>> Begin

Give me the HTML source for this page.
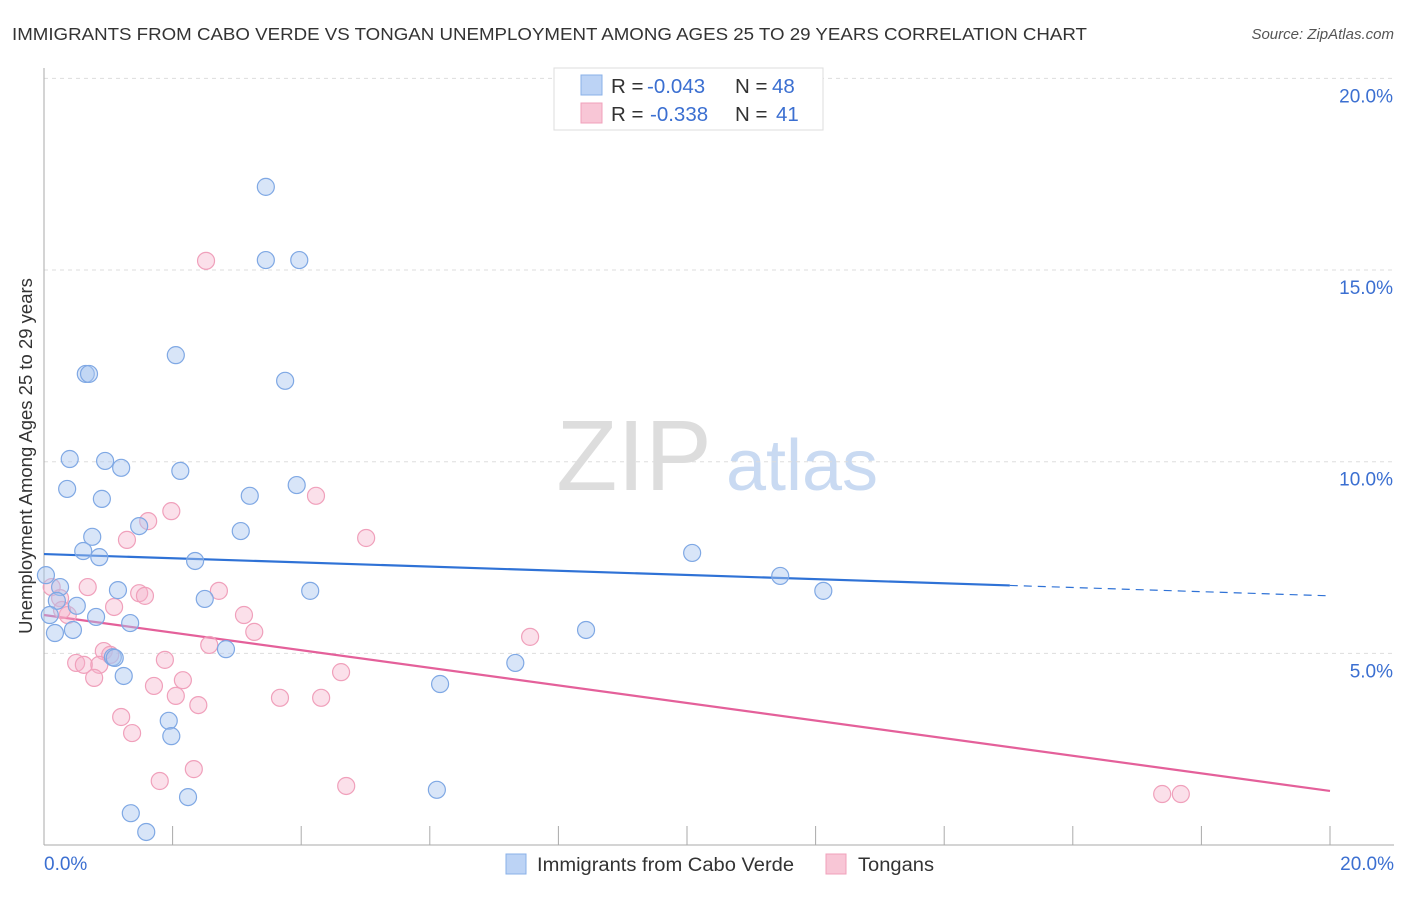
<!DOCTYPE html>
<html><head><meta charset="utf-8"><style>
body{margin:0;background:#fff;font-family:"Liberation Sans",sans-serif}
svg text{font-family:"Liberation Sans",sans-serif}
</style></head><body>
<svg id="chart" width="1406" height="892" viewBox="0 0 1406 892">
<text x="12" y="40" font-size="17.5" fill="#333" textLength="1075" lengthAdjust="spacingAndGlyphs">IMMIGRANTS FROM CABO VERDE VS TONGAN UNEMPLOYMENT AMONG AGES 25 TO 29 YEARS CORRELATION CHART</text>
<text x="1394" y="39" font-size="15" fill="#555" font-style="italic" text-anchor="end">Source: ZipAtlas.com</text>
<text x="634" y="490" font-size="100" fill="#ddd" font-family="Liberation Serif" text-anchor="middle">ZIP</text>
<text x="802" y="490" font-size="72" fill="#c9daf2" text-anchor="middle">atlas</text>
<g id="grid"></g><g id="axes"></g><g id="trends"></g><g id="pts"></g>
<text x="32" y="456" font-size="18.5" fill="#333" text-anchor="middle" transform="rotate(-90 32 456)">Unemployment Among Ages 25 to 29 years</text>
<text x="44" y="870" font-size="19" fill="#3b6fd1">0.0%</text>
<text x="1394" y="870" font-size="19" fill="#3b6fd1" text-anchor="end">20.0%</text>
<g>
<rect x="554" y="68" width="269" height="62" fill="#fff" stroke="#ddd"/>
<rect x="581" y="75" width="21" height="20" fill="#bcd3f5" stroke="#8ab0e8"/>
<rect x="581" y="103" width="21" height="20" fill="#f8c6d6" stroke="#f0a0bb"/>
<text x="611" y="93" font-size="20.5" fill="#333">R = <tspan x="647" fill="#3b6fd1">-0.043</tspan><tspan x="735">N = </tspan><tspan x="772" fill="#3b6fd1">48</tspan></text>
<text x="611" y="121" font-size="20.5" fill="#333">R = <tspan x="650" fill="#3b6fd1">-0.338</tspan><tspan x="735">N = </tspan><tspan x="776" fill="#3b6fd1">41</tspan></text>
</g>
<g>
<rect x="506" y="854" width="20" height="20" fill="#bcd3f5" stroke="#8ab0e8"/>
<text x="537" y="871" font-size="19" fill="#333" textLength="257" lengthAdjust="spacingAndGlyphs">Immigrants from Cabo Verde</text>
<rect x="826" y="854" width="20" height="20" fill="#f8c6d6" stroke="#f0a0bb"/>
<text x="858" y="871" font-size="19" fill="#333" textLength="76" lengthAdjust="spacingAndGlyphs">Tongans</text>
</g>
</svg>
<script>
const yTicks=[5,10,15,20];
const yTickLabels=["5.0%","10.0%","15.0%","20.0%"];
const blueX=[3.45,3.45,3.97,2.05,0.65,0.70,3.75,0.40,0.95,1.20,2.12,0.36,0.90,3.20,3.93,1.48,3.06,0.75,0.61,0.86,2.35,10.08,11.45,0.03,0.25,1.15,4.14,12.12,2.50,0.20,0.51,0.09,0.81,1.34,0.45,0.17,8.43,2.83,1.07,1.10,7.33,1.24,6.16,1.94,1.98,6.11,2.24,1.35,1.59];
const blueY=[17.17,15.26,15.26,12.78,12.29,12.29,12.11,10.07,10.02,9.84,9.76,9.29,9.03,9.11,9.39,8.32,8.19,8.04,7.67,7.51,7.41,7.62,7.02,7.04,6.73,6.65,6.63,6.63,6.42,6.37,6.24,6.00,5.95,5.79,5.61,5.53,5.61,5.11,4.90,4.88,4.75,4.41,4.20,3.24,2.84,1.44,1.25,0.83,0.34];
const pinkX=[2.52,4.23,1.98,1.62,5.01,1.29,0.12,0.68,0.25,1.48,1.57,2.72,1.09,3.11,0.37,0.28,3.27,7.56,2.57,0.93,1.03,1.88,0.50,0.62,0.86,0.78,4.62,2.16,1.71,2.05,3.67,4.31,2.40,1.20,1.37,2.33,1.80,4.70,17.39,17.68];
const pinkY=[15.24,9.11,8.71,8.45,8.01,7.96,6.73,6.73,6.44,6.57,6.50,6.63,6.21,6.00,6.00,6.13,5.56,5.43,5.22,5.06,4.96,4.83,4.75,4.70,4.70,4.36,4.51,4.30,4.15,3.89,3.84,3.84,3.65,3.34,2.92,1.98,1.67,1.54,1.33,1.33];
const blueTrend=[7.59,6.50];
const pinkTrend=[6.00,1.41];
const NS="http://www.w3.org/2000/svg";
const X=v=>44+v*64.3, Y=v=>845-v*38.33;
function mk(tag,attrs,parent){const e=document.createElementNS(NS,tag);for(const k in attrs)e.setAttribute(k,attrs[k]);document.getElementById(parent).appendChild(e);return e;}
yTicks.forEach((t,i)=>{
 const l=mk('line',{x1:44,x2:1394,y1:Y(t),y2:Y(t),stroke:'#ddd','stroke-dasharray':'4 4'},'grid');
 
 
 const tx=mk('text',{x:1393,y:Y(t)+24,'font-size':19,fill:'#3b6fd1','text-anchor':'end'},'grid');
 tx.textContent=yTickLabels[i];
 
 
});
let a=mk('line',{x1:44,x2:44,y1:68,y2:845,stroke:'#aaa'},'axes');


a=mk('line',{x1:44,x2:1394,y1:845,y2:845,stroke:'#aaa'},'axes');


for(let i=1;i<=10;i++){const t=mk('line',{x1:X(i*2),x2:X(i*2),y1:826,y2:845,stroke:'#aaa'},'axes');
 
 }
function trend(tr,col,xEnd,name){
 const f=v=>tr[0]+(tr[1]-tr[0])*v/20;
 const s=mk('line',{x1:X(0),y1:Y(f(0)),x2:X(xEnd),y2:Y(f(xEnd)),stroke:col,'stroke-width':2.2},'trends');
 
 
 if(xEnd<20){const d=mk('line',{x1:X(xEnd),y1:Y(f(xEnd)),x2:X(20),y2:Y(f(20)),stroke:col,'stroke-width':1.2,'stroke-dasharray':'8 6'},'trends');
 
 }
}
trend(blueTrend,'#2f72d6',15.02,'blue-trend-line');
trend(pinkTrend,'#e4609a',20,'pink-trend-line');
function pts(xs,ys,fill,stroke,name){xs.forEach((v,i)=>{
 const c=mk('circle',{cx:X(v),cy:Y(ys[i]),r:8.5,fill:fill,stroke:stroke,'stroke-width':1.2},'pts');
 
 
});}
pts(pinkX,pinkY,'rgba(246,178,202,0.4)','#f0a0bb','tongans-point');
pts(blueX,blueY,'rgba(168,198,240,0.45)','#7fa8e4','cabo-verde-point');
</script>
</body></html>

>> End

Output the material word for word, omitting its pictures.

» **Result of this task**:
Give me the HTML source for this page.
<!DOCTYPE html>
<html><head><meta charset="utf-8"><style>
body{margin:0;background:#fff;font-family:"Liberation Sans",sans-serif}
svg text{font-family:"Liberation Sans",sans-serif}
</style></head><body>
<svg id="chart" width="1406" height="892" viewBox="0 0 1406 892">
<text x="12" y="40" font-size="17.5" fill="#333" textLength="1075" lengthAdjust="spacingAndGlyphs">IMMIGRANTS FROM CABO VERDE VS TONGAN UNEMPLOYMENT AMONG AGES 25 TO 29 YEARS CORRELATION CHART</text>
<text x="1394" y="39" font-size="15" fill="#555" font-style="italic" text-anchor="end">Source: ZipAtlas.com</text>
<text x="634" y="490" font-size="100" fill="#ddd" font-family="Liberation Serif" text-anchor="middle">ZIP</text>
<text x="802" y="490" font-size="72" fill="#c9daf2" text-anchor="middle">atlas</text>
<g id="grid"></g><g id="axes"></g><g id="trends"></g><g id="pts"></g>
<text x="32" y="456" font-size="18.5" fill="#333" text-anchor="middle" transform="rotate(-90 32 456)">Unemployment Among Ages 25 to 29 years</text>
<text x="44" y="870" font-size="19" fill="#3b6fd1">0.0%</text>
<text x="1394" y="870" font-size="19" fill="#3b6fd1" text-anchor="end">20.0%</text>
<g>
<rect x="554" y="68" width="269" height="62" fill="#fff" stroke="#ddd"/>
<rect x="581" y="75" width="21" height="20" fill="#bcd3f5" stroke="#8ab0e8"/>
<rect x="581" y="103" width="21" height="20" fill="#f8c6d6" stroke="#f0a0bb"/>
<text x="611" y="93" font-size="20.5" fill="#333">R = <tspan x="647" fill="#3b6fd1">-0.043</tspan><tspan x="735">N = </tspan><tspan x="772" fill="#3b6fd1">48</tspan></text>
<text x="611" y="121" font-size="20.5" fill="#333">R = <tspan x="650" fill="#3b6fd1">-0.338</tspan><tspan x="735">N = </tspan><tspan x="776" fill="#3b6fd1">41</tspan></text>
</g>
<g>
<rect x="506" y="854" width="20" height="20" fill="#bcd3f5" stroke="#8ab0e8"/>
<text x="537" y="871" font-size="19" fill="#333" textLength="257" lengthAdjust="spacingAndGlyphs">Immigrants from Cabo Verde</text>
<rect x="826" y="854" width="20" height="20" fill="#f8c6d6" stroke="#f0a0bb"/>
<text x="858" y="871" font-size="19" fill="#333" textLength="76" lengthAdjust="spacingAndGlyphs">Tongans</text>
</g>
</svg>
<script>
const yTicks=[5,10,15,20];
const yTickLabels=["5.0%","10.0%","15.0%","20.0%"];
const blueX=[3.45,3.45,3.97,2.05,0.65,0.70,3.75,0.40,0.95,1.20,2.12,0.36,0.90,3.20,3.93,1.48,3.06,0.75,0.61,0.86,2.35,10.08,11.45,0.03,0.25,1.15,4.14,12.12,2.50,0.20,0.51,0.09,0.81,1.34,0.45,0.17,8.43,2.83,1.07,1.10,7.33,1.24,6.16,1.94,1.98,6.11,2.24,1.35,1.59];
const blueY=[17.17,15.26,15.26,12.78,12.29,12.29,12.11,10.07,10.02,9.84,9.76,9.29,9.03,9.11,9.39,8.32,8.19,8.04,7.67,7.51,7.41,7.62,7.02,7.04,6.73,6.65,6.63,6.63,6.42,6.37,6.24,6.00,5.95,5.79,5.61,5.53,5.61,5.11,4.90,4.88,4.75,4.41,4.20,3.24,2.84,1.44,1.25,0.83,0.34];
const pinkX=[2.52,4.23,1.98,1.62,5.01,1.29,0.12,0.68,0.25,1.48,1.57,2.72,1.09,3.11,0.37,0.28,3.27,7.56,2.57,0.93,1.03,1.88,0.50,0.62,0.86,0.78,4.62,2.16,1.71,2.05,3.67,4.31,2.40,1.20,1.37,2.33,1.80,4.70,17.39,17.68];
const pinkY=[15.24,9.11,8.71,8.45,8.01,7.96,6.73,6.73,6.44,6.57,6.50,6.63,6.21,6.00,6.00,6.13,5.56,5.43,5.22,5.06,4.96,4.83,4.75,4.70,4.70,4.36,4.51,4.30,4.15,3.89,3.84,3.84,3.65,3.34,2.92,1.98,1.67,1.54,1.33,1.33];
const blueTrend=[7.59,6.50];
const pinkTrend=[6.00,1.41];
const NS="http://www.w3.org/2000/svg";
const X=v=>44+v*64.3, Y=v=>845-v*38.33;
function mk(tag,attrs,parent){const e=document.createElementNS(NS,tag);for(const k in attrs)e.setAttribute(k,attrs[k]);document.getElementById(parent).appendChild(e);return e;}
yTicks.forEach((t,i)=>{
 const l=mk('line',{x1:44,x2:1394,y1:Y(t),y2:Y(t),stroke:'#ddd','stroke-dasharray':'4 4'},'grid');
 
 
 const tx=mk('text',{x:1393,y:Y(t)+24,'font-size':19,fill:'#3b6fd1','text-anchor':'end'},'grid');
 tx.textContent=yTickLabels[i];
 
 
});
let a=mk('line',{x1:44,x2:44,y1:68,y2:845,stroke:'#aaa'},'axes');


a=mk('line',{x1:44,x2:1394,y1:845,y2:845,stroke:'#aaa'},'axes');


for(let i=1;i<=10;i++){const t=mk('line',{x1:X(i*2),x2:X(i*2),y1:826,y2:845,stroke:'#aaa'},'axes');
 
 }
function trend(tr,col,xEnd,name){
 const f=v=>tr[0]+(tr[1]-tr[0])*v/20;
 const s=mk('line',{x1:X(0),y1:Y(f(0)),x2:X(xEnd),y2:Y(f(xEnd)),stroke:col,'stroke-width':2.2},'trends');
 
 
 if(xEnd<20){const d=mk('line',{x1:X(xEnd),y1:Y(f(xEnd)),x2:X(20),y2:Y(f(20)),stroke:col,'stroke-width':1.2,'stroke-dasharray':'8 6'},'trends');
 
 }
}
trend(blueTrend,'#2f72d6',15.02,'blue-trend-line');
trend(pinkTrend,'#e4609a',20,'pink-trend-line');
function pts(xs,ys,fill,stroke,name){xs.forEach((v,i)=>{
 const c=mk('circle',{cx:X(v),cy:Y(ys[i]),r:8.5,fill:fill,stroke:stroke,'stroke-width':1.2},'pts');
 
 
});}
pts(pinkX,pinkY,'rgba(246,178,202,0.4)','#f0a0bb','tongans-point');
pts(blueX,blueY,'rgba(168,198,240,0.45)','#7fa8e4','cabo-verde-point');
</script>
</body></html>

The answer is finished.